Afterimage, Jan-Feb, 2004 by Suzanne Bestler

by Michael Rush

Thames and Hudson/224 pp./$45 (hb).

Chronicling the history of a medium is always a tricky business. Invariably, in choosing who to include and who to leave out, it is impossible to satisfy every academian and still create an interesting, well-rounded, and easily readable text. Rush himself is Director of the Palm Beach Institute of Contemporary Art, and is currently co-organizing a biennial exhibition of video art along with an international team of consultants including Lori Zippay of Electronic Arts Intermix. This gives him a great deal of clout as an author and video historian. As his publicist claims, "there has been no complete, up-to-date overview of this influential art form in English," and Video Art seems to be positioned as the historical and critical answer to this absence.
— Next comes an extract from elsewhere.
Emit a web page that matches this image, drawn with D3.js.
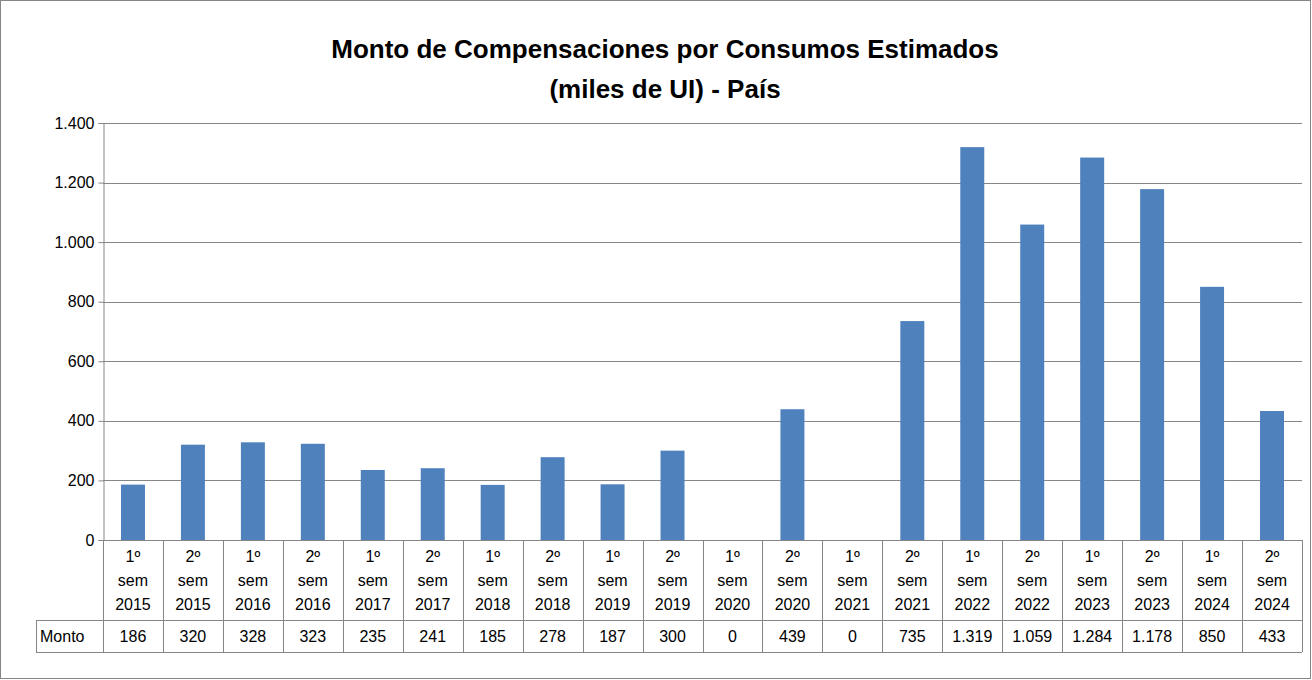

However, Video Art functions better as a gorgeous coffee table reader then a serious history text. With an enormous diversity of full- and half-page color stills, the book is a treat to peruse although much of the visual documentation is confusingly situated with respect to the images themselves. The historical overviews it contains are cursory at best, with Rush relying on laundry-list type sentences to outline trains of artistic contemporaries and preferring to let stills and their lengthy captions describe specific pieces and artists. Understandably, Rush focuses on some artists to the detriment of others but often to an extreme: while artists like Ham June Paik and Vito Acconci are admirably described at several points in the book, several artists (Sadie Benning is an example) featured on the "artist list" directly following the title page are mentioned only in passing, listed with their contemporaries, only their name and date of birth offered.

Rush's real skill comes towards the end of the book, where be begins to uncover trends and ideas common to the most contemporary video pieces. His knowledge of artists from around the world is extensive and intelligent and his commentary is insightful, and belies his position as a curator of some experience. Also included is a select bibliography and chronology of important video works, which ends the text on a positive note Sometimes insightful and sometimes inspiring, Video Art is a flashy romp through the history of video but is far from being a definitive critical text.